Metropolis (Schwefel Tribute) - , Originally released in 1987 by Schwefel, ‘Metropolis’ is a tribute to Norbert Schwefel. Based on the 1927 masterpiece film ‘Metropolis’, the hard-driving guitars and aggressive bass tell the story of the workers in their lower city rising up against the capitalists in their lofty towers while also referencing the robot impostor of the iconic Maria, a saintlike character that fails to stop the uprising. Saxophone brings home a feeling of not only the original song by Schwefel but also a sonorous sound of inner strife, the catharsis of head and hands being brought together with the heart.

My Darkness Divine - From the first melancholy notes, My Darkness Divine takes us to the place of deep introspection where understanding and illumination are born. Melodic guitars combine with smooth, uplifting bass which keeps this track darkly beautiful without getting bogged down, giving it an almost elegant feel that is relatable to anyone who creates. “So nice to need you, so nice to meet you” calls in a somber voice to us at our lowest times showing the path to inspiration.

Breathe II - One of two remakes of earlier Still Patient? tracks, Breathe II shows what years of maturity can do for a song. From the strong guitar line leading the song in, the overall sound is more full which feels like it should have been this way all along. Without the echo on the vocals, they feel effortless, more free to show the emotion of a lost love. Dynamic drum tracks, forward-reaching base, and classic gothic rock guitar breathe new life into this track.

Hell and Back - As a nice change we hear some sound effects similar to a spooky cartoon opening and throughout the track. This isn’t a mistake, Hell and Back is about Andy Koa’s son and the health struggles at the beginning of his young life. As possibly the song with the most driving forward motion, it manages to convey a hopefulness echoed in the heavy rock guitars and fast drums.

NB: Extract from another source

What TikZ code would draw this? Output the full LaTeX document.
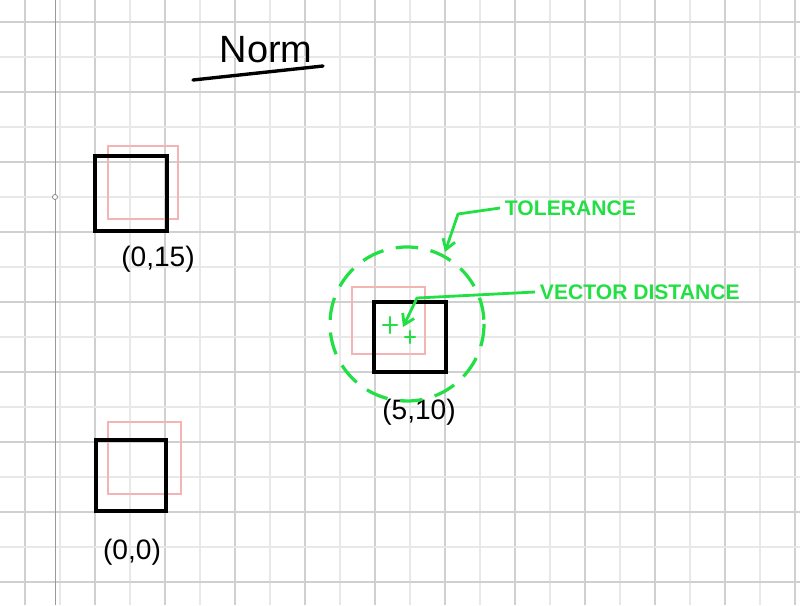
\documentclass[tikz,border=0pt]{standalone}
\usepackage{fontspec}
\setmainfont{Liberation Sans}
\usetikzlibrary{arrows.meta}

\definecolor{gridmajor}{HTML}{D0D0D0}
\definecolor{gridminor}{HTML}{E8E8E8}
\definecolor{ghost}{HTML}{F4B4B4}
\definecolor{marker}{HTML}{22E044}

\begin{document}
\begin{tikzpicture}[x=0.025cm, y=-0.025cm,
    box/.style={draw=black, line width=2.2pt},
    shadow/.style={draw=ghost, line width=1.3pt},
    coord/.style={font=\fontsize{20}{22}\selectfont},
    note/.style={text=marker, font=\bfseries\fontsize{15}{17}\selectfont},
    pointer/.style={draw=marker, line width=2pt, line join=round, -{Straight Barb[length=7pt, width=9pt]}}]
    \useasboundingbox (0,0) rectangle (800,605);
    \fill[white] (0,0) rectangle (800,605);

    % Paper grid
    \foreach \k in {0,...,22} {
        \pgfmathsetmacro\gx{25+35*\k}
        \ifodd\k
            \draw[gridminor, line width=1.2pt] (\gx,0) -- (\gx,605);
        \else
            \draw[gridmajor, line width=2pt] (\gx,0) -- (\gx,605);
        \fi
    }
    \foreach \k in {0,...,16} {
        \pgfmathsetmacro\gy{22+35*\k}
        \ifodd\k
            \draw[gridminor, line width=1.2pt] (0,\gy) -- (800,\gy);
        \else
            \draw[gridmajor, line width=2pt] (0,\gy) -- (800,\gy);
        \fi
    }
    \draw[gray!80, line width=0.4pt] (55,0) -- (55,605);
    \draw[gray, fill=white, line width=0.5pt] (55,197) circle[radius=2.5];

    % Title
    \node [font=\fontsize{27}{30}\selectfont] (title) at (266,50) {Norm};
    \draw[line width=2.4pt, line cap=round] (193,80) -- (323,66);

    % Target boxes and their shifted copies
    \draw[shadow] (108,146) rectangle (178,219);
    \draw[box] (95,156) rectangle (167,231);
    \node [coord] (high) at (158,259) {(0,15)};

    \draw[shadow] (108,422) rectangle (181,494);
    \draw[box] (96,440) rectangle (166,511);
    \node [coord] (origin) at (132,552) {(0,0)};

    \draw[shadow] (352,287) rectangle (425,354);
    \draw[box] (374,302) rectangle (446,372);
    \node [coord] (far) at (419,412) {(5,10)};

    % Tolerance ring
    \draw[marker, line width=2.3pt, dash pattern=on 16pt off 9pt] (407,324) circle[radius=77];

    % Labels
    \node [note, anchor=west] (tol) at (500,208) {TOLERANCE};
    \node [note, anchor=west] (vec) at (535,292) {VECTOR DISTANCE};
    \coordinate (tolTip) at (445,252);
    \coordinate (vecTip) at (403,327);
    \draw[pointer] (tol.west) -- ++(-42,6) -- (tolTip);
    \draw[pointer] (vec.west) -- ++(-118,6) -- (vecTip);

    % Centre marks
    \draw[marker, line width=1.5pt, line cap=round] (383,325) -- (397,325) (390,317) -- (390,333);
    \draw[marker, line width=1.5pt, line cap=round] (405,337) -- (415,337) (410,331) -- (410,343);
\end{tikzpicture}
\end{document}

Misery Galore - With a bit of 80’s style psychedelic guitar leading the way, this commentary on the trend of grotesque caricatures being voted in to the offices of world leaders weaves an almost cacophonous web around the listener. Using multiple vocal tracks, near-screaming guitars, stark drums, and sped up bass, this track leaves its harsh mark and the ear worm, “A sick fucker, that’s what you are” scratching at your brain.

Ellum II - The second remade track, this time from “Chameleon” (1996), Ellum II is based on Rudyard Kipling’s poem, “The Vampire” which in turn, is written for a painting of a famous actress at whose feet a man is worshiping. Keeping the opening tympany but making the guitar less metal and more rock works well for this remake. While there is less difference overall with this track aside from it being much more polished and cohesive, the vocals stand out as the biggest difference as they are smoother with most of the echo removed adding additional balance to it.

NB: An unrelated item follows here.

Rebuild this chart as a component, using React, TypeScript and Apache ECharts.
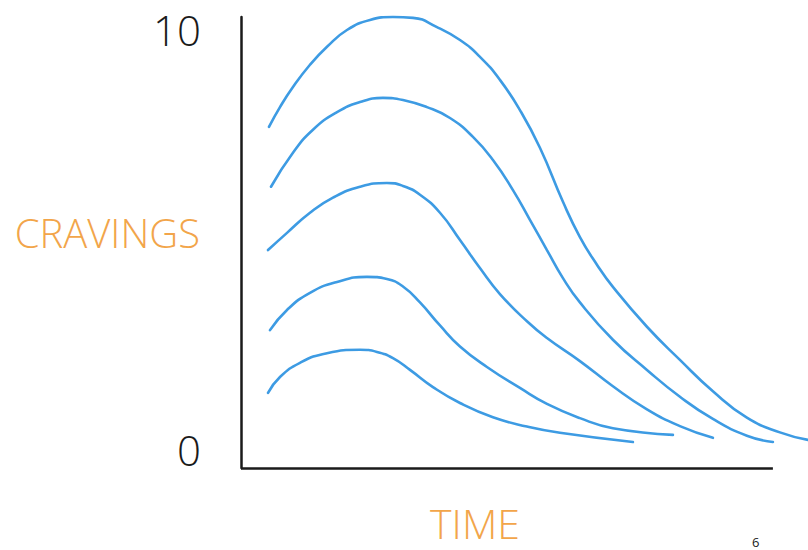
import React, { useEffect, useRef } from "react";
import * as echarts from "echarts";

// time (0 = y-axis, 100 = end of x-axis line), cravings (0..10)
const curve1: number[][] = [
  [5.26, 7.69], [7.33, 8.16], [9.77, 8.64], [12.97, 9.17], [16.17, 9.6], [19.92, 10.0],
  [24.25, 10.24], [28.57, 10.31], [32.33, 10.29], [36.84, 10.07], [41.17, 9.76], [44.92, 9.36],
  [48.68, 8.81], [52.44, 8.09], [56.2, 7.19], [60.53, 5.9], [63.72, 5.06], [66.92, 4.4],
  [69.92, 3.87], [76.32, 2.92], [82.52, 2.13], [88.72, 1.38], [95.11, 0.75], [101.32, 0.4],
  [106.58, 0.22],
];
const curve2: number[][] = [
  [5.64, 6.26], [9.77, 7.07], [13.53, 7.62], [18.05, 8.04], [22.37, 8.28], [26.69, 8.38],
  [30.45, 8.33], [34.96, 8.16], [39.29, 7.9], [43.61, 7.45], [47.37, 6.9], [51.13, 6.18],
  [54.32, 5.47], [57.52, 4.75], [60.53, 4.08], [63.72, 3.5], [69.92, 2.61], [76.32, 1.89],
  [82.52, 1.25], [88.72, 0.72], [95.11, 0.32], [100, 0.17],
];
const curve3: number[][] = [
  [5.08, 4.75], [8.65, 5.16], [12.97, 5.64], [17.29, 6.0], [22.37, 6.26], [27.44, 6.35],
  [30.45, 6.28], [33.65, 6.07], [37.41, 5.64], [41.17, 4.99], [44.92, 4.32], [48.68, 3.7],
  [53.76, 3.05], [57.52, 2.65], [63.72, 2.1], [69.92, 1.5], [76.32, 0.95], [82.52, 0.55],
  [88.72, 0.27],
];
const curve4: number[][] = [
  [5.45, 2.84], [8.65, 3.32], [12.97, 3.73], [18.05, 3.99], [23.68, 4.11], [27.44, 4.06],
  [30.45, 3.88], [33.65, 3.5], [37.41, 2.95], [41.17, 2.45], [46.24, 1.96], [52.44, 1.46],
  [57.52, 1.08], [63.72, 0.74], [69.92, 0.5], [81.2, 0.34],
];
const curve5: number[][] = [
  [5.08, 1.34], [7.33, 1.72], [11.09, 2.06], [16.17, 2.29], [22.37, 2.37], [25.56, 2.32],
  [28.57, 2.17], [31.77, 1.89], [36.09, 1.48], [41.17, 1.1], [47.37, 0.76], [53.76, 0.54],
  [59.96, 0.39], [73.68, 0.17],
];
const curves = [curve1, curve2, curve3, curve4, curve5];
const timeRange = [0, 106.6];
const cravingsRange = [-0.45, 10.31];
const xAxisLineExtent = [0, 100];
const yTickLabels = [0, 10];
const xAxisTitle = "TIME";
const yAxisTitle = "CRAVINGS";
const pageNumber = "6";

const BLUE = "#3d9be3";
const ORANGE = "#f2a54a";
const INK = "#1a1a1a";

export default function App() {
  const ref = useRef<HTMLDivElement>(null);
  useEffect(() => {
    if (!ref.current) return;
    const chart = echarts.init(ref.current, null, { renderer: "svg" });
    chart.setOption({
      animation: false,
      backgroundColor: "#ffffff",
      grid: {
        left: 241,
        right: 0,
        top: 17,
        bottom: 82,
        containLabel: false,
        outerBoundsMode: "none",
      },
      xAxis: {
        type: "value",
        min: timeRange[0],
        max: timeRange[1],
        name: xAxisTitle,
        nameLocation: "middle",
        nameGap: 34,
        nameMoveOverlap: false,
        nameTextStyle: {
          color: ORANGE,
          fontSize: 41,
          fontFamily: "Open Sans",
          fontWeight: 300,
          padding: [0, 99, 0, 0],
        },
        axisLine: { show: false, onZero: false },
        axisTick: { show: false },
        axisLabel: { show: false },
        splitLine: { show: false },
      },
      yAxis: {
        type: "value",
        min: cravingsRange[0],
        max: cravingsRange[1],
        name: yAxisTitle,
        nameLocation: "middle",
        nameRotate: 0,
        nameGap: 41,
        nameMoveOverlap: false,
        nameTextStyle: {
          color: ORANGE,
          fontSize: 40,
          fontFamily: "Open Sans",
          fontWeight: 300,
          verticalAlign: "bottom",
          lineHeight: 20,
        },
        axisLine: { show: true, onZero: false, lineStyle: { color: INK, width: 2.5 } },
        axisTick: { show: false },
        splitLine: { show: false },
        axisLabel: {
          customValues: yTickLabels,
          margin: 40,
          color: INK,
          fontSize: 42,
          fontFamily: "Open Sans",
          fontWeight: 300,
        },
      },
      graphic: [
        {
          type: "text",
          left: 752,
          top: 535,
          style: { text: pageNumber, fill: INK, fontSize: 13, fontFamily: "Open Sans" },
        },
      ],
      series: curves.map((c, i) => ({
        type: "line",
        data: c,
        smooth: 0.5,
        clip: false,
        showSymbol: false,
        symbol: "none",
        lineStyle: { color: BLUE, width: 2.6, cap: "round" },
        markLine:
          i === 0
            ? {
                silent: true,
                symbol: ["none", "none"],
                label: { show: false },
                lineStyle: { color: INK, width: 2.5, type: "solid" },
                data: [
                  [
                    { coord: [xAxisLineExtent[0], cravingsRange[0]] },
                    { coord: [xAxisLineExtent[1], cravingsRange[0]] },
                  ],
                ],
              }
            : undefined,
      })),
    });
    return () => chart.dispose();
  }, []);
  return (
    <div
      ref={ref}
      style={{ position: "absolute", left: 0, top: 0, width: 808, height: 550 }}
    />
  );
}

The Last Chime - Heavy bass defines this song about loss and saying good-bye. The tune stays low with the guitar and piano giving it a depth to support its serious nature. Gently muted, this tune is more quiet during the verses leaving the more sonorous parts to the chorus making this track the most fluid on the album.

Zeitgeist Weltschmertz - The title track of the album is at once mournful and bitter, the hopeful tone of previous songs is gone. Though sonically Zeitgeist Weltschmertz has many bright tones, they don’t interfere with the frustration of the overall idea. Singing of apathy, anger, frustration, sadness, and hopelessness, the track still manages to keep the momentum that is the overall sonic theme of the album while also encompassing the range of depth making it an excellent title track.

Gimme Tears - Simple and beautiful, the final song on “Zeitgeist Weltschmertz” closes the journey by bringing down the energy from driving momentum to a place of deep contemplation. The guitar glides over more muted base and drum allowing the fluid vocals to carry the tune until it is time to build the crescendo. Toward the end the instrumentation becomes wider and sharper, the drums pushing upward the guitars edging in to more psychedelic sounds, atmospheric sounds added building up and up to even out blending in to a wall of sound that fades away in to the darkness leaving you satisfied just as a good album should.